[Begin]
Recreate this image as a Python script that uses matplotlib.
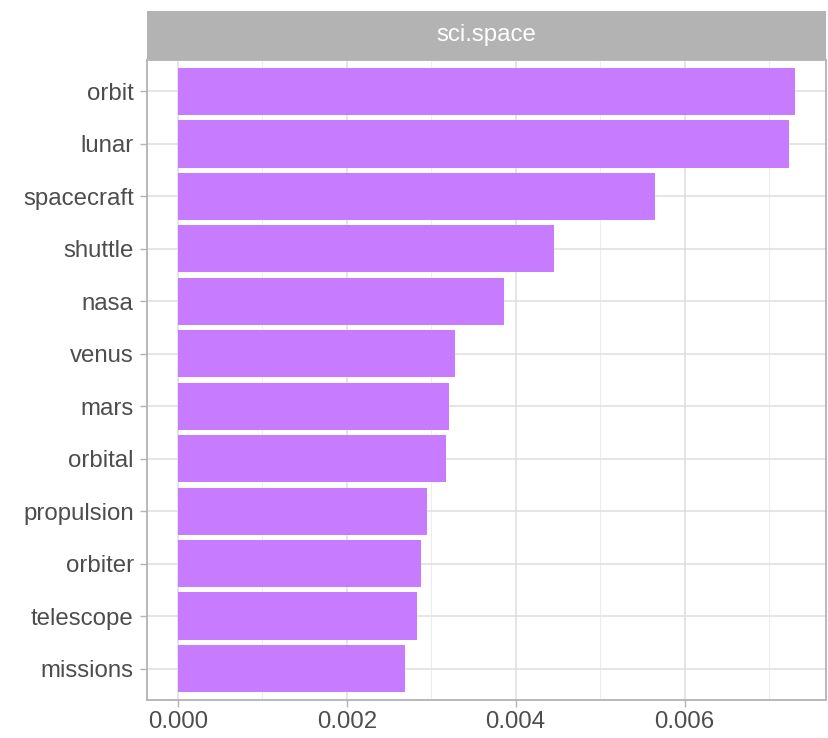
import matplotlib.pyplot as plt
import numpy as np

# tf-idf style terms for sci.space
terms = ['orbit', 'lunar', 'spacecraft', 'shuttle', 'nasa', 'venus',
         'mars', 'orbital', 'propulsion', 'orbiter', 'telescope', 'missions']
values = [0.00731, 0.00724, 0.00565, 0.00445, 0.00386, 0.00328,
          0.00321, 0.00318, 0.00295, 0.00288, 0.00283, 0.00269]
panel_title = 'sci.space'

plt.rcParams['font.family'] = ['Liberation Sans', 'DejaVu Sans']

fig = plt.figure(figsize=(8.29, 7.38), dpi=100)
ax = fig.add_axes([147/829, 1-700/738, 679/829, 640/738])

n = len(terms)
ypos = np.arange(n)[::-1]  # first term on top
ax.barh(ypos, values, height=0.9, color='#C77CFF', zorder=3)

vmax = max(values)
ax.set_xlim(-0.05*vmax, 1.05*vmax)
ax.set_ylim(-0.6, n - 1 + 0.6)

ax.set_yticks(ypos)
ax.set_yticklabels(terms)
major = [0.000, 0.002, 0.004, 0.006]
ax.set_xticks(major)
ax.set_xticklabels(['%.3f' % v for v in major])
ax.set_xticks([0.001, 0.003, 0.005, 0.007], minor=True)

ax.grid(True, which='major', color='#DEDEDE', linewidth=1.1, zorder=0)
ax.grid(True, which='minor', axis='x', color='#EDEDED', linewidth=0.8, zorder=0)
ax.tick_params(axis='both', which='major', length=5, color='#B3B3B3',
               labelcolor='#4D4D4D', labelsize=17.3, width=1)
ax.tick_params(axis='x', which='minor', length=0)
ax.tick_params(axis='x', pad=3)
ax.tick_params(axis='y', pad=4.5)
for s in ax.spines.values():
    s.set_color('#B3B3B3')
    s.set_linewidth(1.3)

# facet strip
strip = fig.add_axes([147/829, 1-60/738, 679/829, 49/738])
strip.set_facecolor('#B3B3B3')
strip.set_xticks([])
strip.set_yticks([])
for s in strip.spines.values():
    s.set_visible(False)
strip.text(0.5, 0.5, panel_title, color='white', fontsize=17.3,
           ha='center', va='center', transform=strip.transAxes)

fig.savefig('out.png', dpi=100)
[End]
• THE REQUEST:
Copy all the lines of data exactly as they appear, dropping any images.

• TASK RESULT:
Recreate this image as a Python script that uses matplotlib.
import matplotlib.pyplot as plt
import numpy as np

# tf-idf style terms for sci.space
terms = ['orbit', 'lunar', 'spacecraft', 'shuttle', 'nasa', 'venus',
         'mars', 'orbital', 'propulsion', 'orbiter', 'telescope', 'missions']
values = [0.00731, 0.00724, 0.00565, 0.00445, 0.00386, 0.00328,
          0.00321, 0.00318, 0.00295, 0.00288, 0.00283, 0.00269]
panel_title = 'sci.space'

plt.rcParams['font.family'] = ['Liberation Sans', 'DejaVu Sans']

fig = plt.figure(figsize=(8.29, 7.38), dpi=100)
ax = fig.add_axes([147/829, 1-700/738, 679/829, 640/738])

n = len(terms)
ypos = np.arange(n)[::-1]  # first term on top
ax.barh(ypos, values, height=0.9, color='#C77CFF', zorder=3)

vmax = max(values)
ax.set_xlim(-0.05*vmax, 1.05*vmax)
ax.set_ylim(-0.6, n - 1 + 0.6)

ax.set_yticks(ypos)
ax.set_yticklabels(terms)
major = [0.000, 0.002, 0.004, 0.006]
ax.set_xticks(major)
ax.set_xticklabels(['%.3f' % v for v in major])
ax.set_xticks([0.001, 0.003, 0.005, 0.007], minor=True)

ax.grid(True, which='major', color='#DEDEDE', linewidth=1.1, zorder=0)
ax.grid(True, which='minor', axis='x', color='#EDEDED', linewidth=0.8, zorder=0)
ax.tick_params(axis='both', which='major', length=5, color='#B3B3B3',
               labelcolor='#4D4D4D', labelsize=17.3, width=1)
ax.tick_params(axis='x', which='minor', length=0)
ax.tick_params(axis='x', pad=3)
ax.tick_params(axis='y', pad=4.5)
for s in ax.spines.values():
    s.set_color('#B3B3B3')
    s.set_linewidth(1.3)

# facet strip
strip = fig.add_axes([147/829, 1-60/738, 679/829, 49/738])
strip.set_facecolor('#B3B3B3')
strip.set_xticks([])
strip.set_yticks([])
for s in strip.spines.values():
    s.set_visible(False)
strip.text(0.5, 0.5, panel_title, color='white', fontsize=17.3,
           ha='center', va='center', transform=strip.transAxes)

fig.savefig('out.png', dpi=100)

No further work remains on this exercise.